_TASK INPUTS:_
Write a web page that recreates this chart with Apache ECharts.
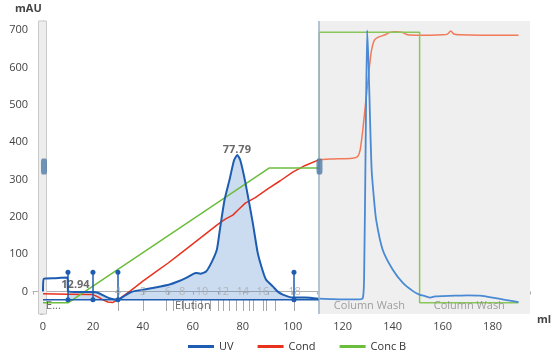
<!DOCTYPE html>
<html>
<head>
<meta charset="utf-8">
<script src="https://cdn.jsdelivr.net/npm/echarts@6/dist/echarts.min.js"></script>
<style>
  html, body { margin: 0; padding: 0; background: #fff; }
  #chart { width: 553px; height: 356px; }
</style>
</head>
<body>
<div id="chart"></div>
<script>
// run block boundary (ml) and fraction baseline (mAU)
const washStart = 110.4
const baseline = -22

// UV curve, elution part and column wash part
const uvElution = [[0, 0], [0.3, 34], [5, 36], [9.8, 38], [10, 1], [15, -1], [20, -1], [22, -3], [24.7, -12],
  [27.3, -19], [30, -22], [32, -14], [34.7, -3], [37, 2], [40, 5], [45, 11], [50.7, 19], [54, 27], [57.3, 37],
  [60, 47], [61.3, 50], [63, 48], [65.3, 54], [67.4, 77], [69.6, 112], [70.7, 160], [72.7, 246], [74.7, 300],
  [76.5, 352], [77.8, 366], [79, 352], [81.1, 290], [84, 184], [86, 103], [88, 55], [89.3, 32], [92, 14],
  [94, 0], [96, -8], [100, -16], [105, -16], [110.4, -19]]
const uvWash = [[110.4, -19], [115, -20], [120, -21], [125, -21], [128, -18], [128.6, 50], [129.2, 400],
  [129.8, 700], [130.4, 600], [131, 450], [131.6, 325], [132.5, 250], [133.4, 192], [136, 112], [140, 59],
  [144, 24], [148, 2], [150.7, -8], [153, -12], [155, -16], [157, -13], [160, -12], [165, -11], [170, -10],
  [175, -11], [180, -16], [185, -22], [190.4, -28]]

// conductivity
const condElution = [[0, -6], [10, -7], [20, -8], [22, -14], [24, -22], [26, -28], [28, -29], [30, -22],
  [35, 2], [40, 28], [45, 52], [50, 76], [55, 102], [60, 128], [65, 154], [70, 180], [73, 194], [76, 205],
  [78, 218], [81, 237], [85, 252], [90, 275], [95, 297], [100, 320], [105, 338], [110.4, 353]]
const condWash = [[110.4, 353], [115, 355], [120, 356], [124, 357], [126, 362], [127, 380], [128, 430],
  [129.3, 513], [130.7, 602], [131.5, 645], [132.7, 674], [134.7, 683], [137, 688], [138.7, 694], [141, 696],
  [144, 694], [146, 688], [150, 687], [155, 687], [160, 688], [162, 690], [163.3, 698], [164.5, 690],
  [167, 688], [175, 687], [185, 687], [190.4, 687]]

// concentration B
const concElution = [[0, -30], [10, -30], [90.5, 331], [110.6, 331]]
const concWash = [[110.6, 331], [110.6, 695], [150.8, 695], [150.8, -30], [190.4, -30]]

// event marks, fractions and block texts
const eventX = [10, 20, 30, 100.5]
const eventTop = 52
const fracTickX = [30, 40, 49.3, 52, 56, 60, 63.3, 67, 70, 72, 74.7, 77.3, 80, 82.5, 84, 88, 89.3, 93, 100.5]
const fracTickBottom = -52
const fracLabels = ['4', '5', '6', '8', '10', '12', '14', '16', '18']
const fracLabelX = [30, 40, 50, 55.7, 63.7, 72, 80, 88, 100.7]
const blockNames = ['E...', 'Elution', 'Column Wash', 'Column Wash']
const blockX = [4.2, 60, 130.7, 170.7]
const blockY = -37
const peakNames = ['12.94', '77.79']
const peakPos = [[13, 19], [77.6, 381]]
const handlePos = [[0.4, 335], [110.7, 335]]

const font = 'Open Sans'
const smooth = 0.2
const chart = echarts.init(document.getElementById('chart'))

chart.setOption({
  animation: false,
  textStyle: { fontFamily: font },
  grid: { left: 33, right: 23, top: 21, bottom: 42 },
  graphic: [
    { type: 'text', left: 15, top: 3, style: { text: 'mAU', font: 'bold 11px "Open Sans"', fill: '#444' } },
    { type: 'text', left: 537, top: 314, style: { text: 'ml', font: 'bold 11px "Open Sans"', fill: '#444' } }
  ],
  legend: {
    data: ['UV', 'Cond', 'Conc B'],
    left: 183,
    top: 336,
    icon: 'rect',
    itemWidth: 26,
    itemHeight: 3,
    itemGap: 24,
    textStyle: { fontSize: 11, color: '#333', fontFamily: font }
  },
  xAxis: {
    type: 'value',
    min: -4,
    max: 195,
    splitNumber: 10,
    axisLine: { show: true, lineStyle: { color: '#b0b0b0' } },
    axisTick: { show: true, length: 3, lineStyle: { color: '#b0b0b0' } },
    minorTick: { show: true, splitNumber: 2, length: 3, lineStyle: { color: '#b0b0b0' } },
    splitLine: { show: false },
    axisLabel: {
      fontSize: 11, color: '#444', margin: 7,
      showMinLabel: false, showMaxLabel: false,
      formatter: v => (v % 20 === 0 ? String(v) : '')
    }
  },
  yAxis: {
    type: 'value',
    min: -60,
    max: 725,
    splitNumber: 8,
    axisLine: { show: true, lineStyle: { color: '#b0b0b0' } },
    axisTick: { show: true, length: 3, lineStyle: { color: '#b0b0b0' } },
    minorTick: { show: true, splitNumber: 2, length: 3, lineStyle: { color: '#b0b0b0' } },
    splitLine: { show: false },
    axisLabel: {
      fontSize: 11, color: '#444', margin: 5,
      showMinLabel: false, showMaxLabel: false,
      formatter: v => (v % 100 === 0 ? String(v) : '')
    }
  },
  series: [
    {
      // shaded column wash block and the slim band at 0
      type: 'line',
      z: 1,
      data: [],
      silent: true,
      markArea: {
        silent: true,
        data: [
          [{ xAxis: washStart, itemStyle: { color: '#efefef' } }, { xAxis: 195 }],
          [{ xAxis: -1.8, itemStyle: { color: '#ededed', borderColor: '#c9c9c9', borderWidth: 1 } }, { xAxis: 1.4 }]
        ]
      },
      markLine: {
        silent: true,
        symbol: 'none',
        label: { show: false },
        lineStyle: { color: '#9fb2ca', width: 1.5, type: 'solid' },
        data: [{ xAxis: washStart }]
      }
    },
    {
      name: 'UV',
      type: 'line',
      z: 4,
      data: uvElution,
      showSymbol: false,
      smooth: smooth,
      color: '#1d5cb0',
      lineStyle: { width: 2, color: '#1d5cb0' }
    },
    {
      name: 'Cond',
      type: 'line',
      z: 3,
      data: condElution,
      showSymbol: false,
      color: '#e8321e',
      lineStyle: { width: 1.5, color: '#e8321e' }
    },
    {
      name: 'Conc B',
      type: 'line',
      z: 3,
      data: concElution,
      showSymbol: false,
      color: '#6cbd3d',
      lineStyle: { width: 1.5, color: '#6cbd3d' }
    },
    {
      name: 'UV',
      type: 'line',
      z: 2,
      data: uvElution.filter(p => p[0] >= 10),
      showSymbol: false,
      smooth: smooth,
      lineStyle: { width: 0 },
      areaStyle: { origin: baseline, color: 'rgba(70,130,200,0.4)' }
    },
    {
      name: 'UV',
      type: 'line',
      z: 4,
      data: uvWash,
      showSymbol: false,
      smooth: smooth,
      lineStyle: { width: 1.8, color: '#4a8ad4' }
    },
    {
      name: 'Cond',
      type: 'line',
      z: 3,
      data: condWash,
      showSymbol: false,
      smooth: smooth,
      lineStyle: { width: 1.5, color: '#f07a5a' }
    },
    {
      name: 'Conc B',
      type: 'line',
      z: 3,
      data: concWash,
      showSymbol: false,
      lineStyle: { width: 1.5, color: '#8ac65a' }
    },
    {
      // fraction baseline, fraction ticks and event marks
      type: 'line',
      z: 5,
      data: [[0, baseline], [washStart, baseline]],
      showSymbol: false,
      silent: true,
      lineStyle: { width: 1.5, color: '#1d5cb0' },
      markLine: {
        silent: true,
        animation: false,
        label: { show: false },
        data: fracTickX.map(x => [
          { coord: [x, baseline], symbol: 'none', lineStyle: { color: '#a8a8a8', width: 1, type: 'solid' } },
          { coord: [x, fracTickBottom], symbol: 'none' }
        ]).concat(eventX.map(x => [
          { coord: [x, baseline], symbol: 'circle', symbolSize: 5, lineStyle: { color: '#1d5cb0', width: 1.5, type: 'solid' } },
          { coord: [x, eventTop], symbol: 'circle', symbolSize: 5 }
        ]))
      }
    },
    {
      // fraction numbers
      type: 'scatter',
      z: 6,
      silent: true,
      symbolSize: 0,
      data: fracLabels.map((t, i) => ({ value: [fracLabelX[i], 0], name: t })),
      label: { show: true, position: 'inside', formatter: '{b}', fontSize: 11, color: '#aaa', fontFamily: font }
    },
    {
      // block names
      type: 'scatter',
      z: 6,
      silent: true,
      symbolSize: 0,
      data: blockNames.map((t, i) => ({
        value: [blockX[i], blockY],
        name: t,
        label: { color: blockX[i] > washStart ? '#8a8a8a' : '#444' }
      })),
      label: { show: true, position: 'inside', formatter: '{b}', fontSize: 11, fontFamily: font }
    },
    {
      // peak retention labels
      type: 'scatter',
      z: 6,
      silent: true,
      symbolSize: 0,
      data: peakNames.map((t, i) => ({ value: peakPos[i], name: t })),
      label: { show: true, position: 'inside', formatter: '{b}', fontSize: 11, color: '#444', fontWeight: 'bold', fontFamily: font }
    },
    {
      // block slider handles
      type: 'scatter',
      z: 7,
      silent: true,
      symbol: 'roundRect',
      symbolSize: [6, 16],
      data: handlePos,
      itemStyle: { color: '#4f7aa6' }
    }
  ]
})
</script>
</body>
</html>
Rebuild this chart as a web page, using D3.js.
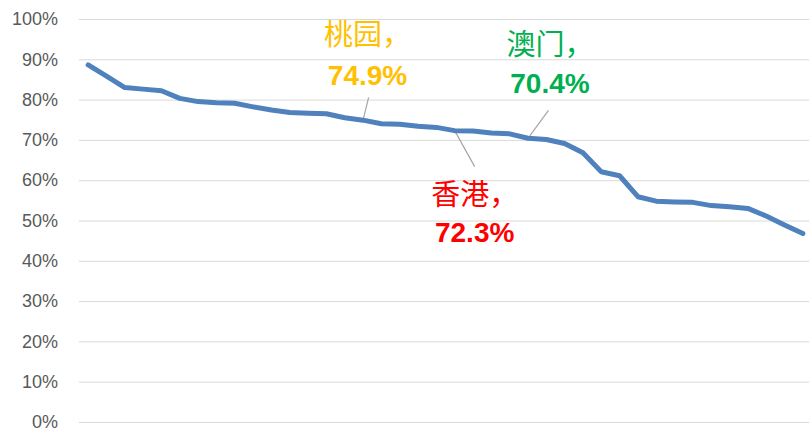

_EXERCISE REQUIREMENTS:_ From the first line of the material down to the line containing "const baseline = -22", inclusive, return each line exactly, skipping any picture.

_FINISHED TASK:_
Write a web page that recreates this chart with Apache ECharts.
<!DOCTYPE html>
<html>
<head>
<meta charset="utf-8">
<script src="https://cdn.jsdelivr.net/npm/echarts@6/dist/echarts.min.js"></script>
<style>
  html, body { margin: 0; padding: 0; background: #fff; }
  #chart { width: 553px; height: 356px; }
</style>
</head>
<body>
<div id="chart"></div>
<script>
// run block boundary (ml) and fraction baseline (mAU)
const washStart = 110.4
const baseline = -22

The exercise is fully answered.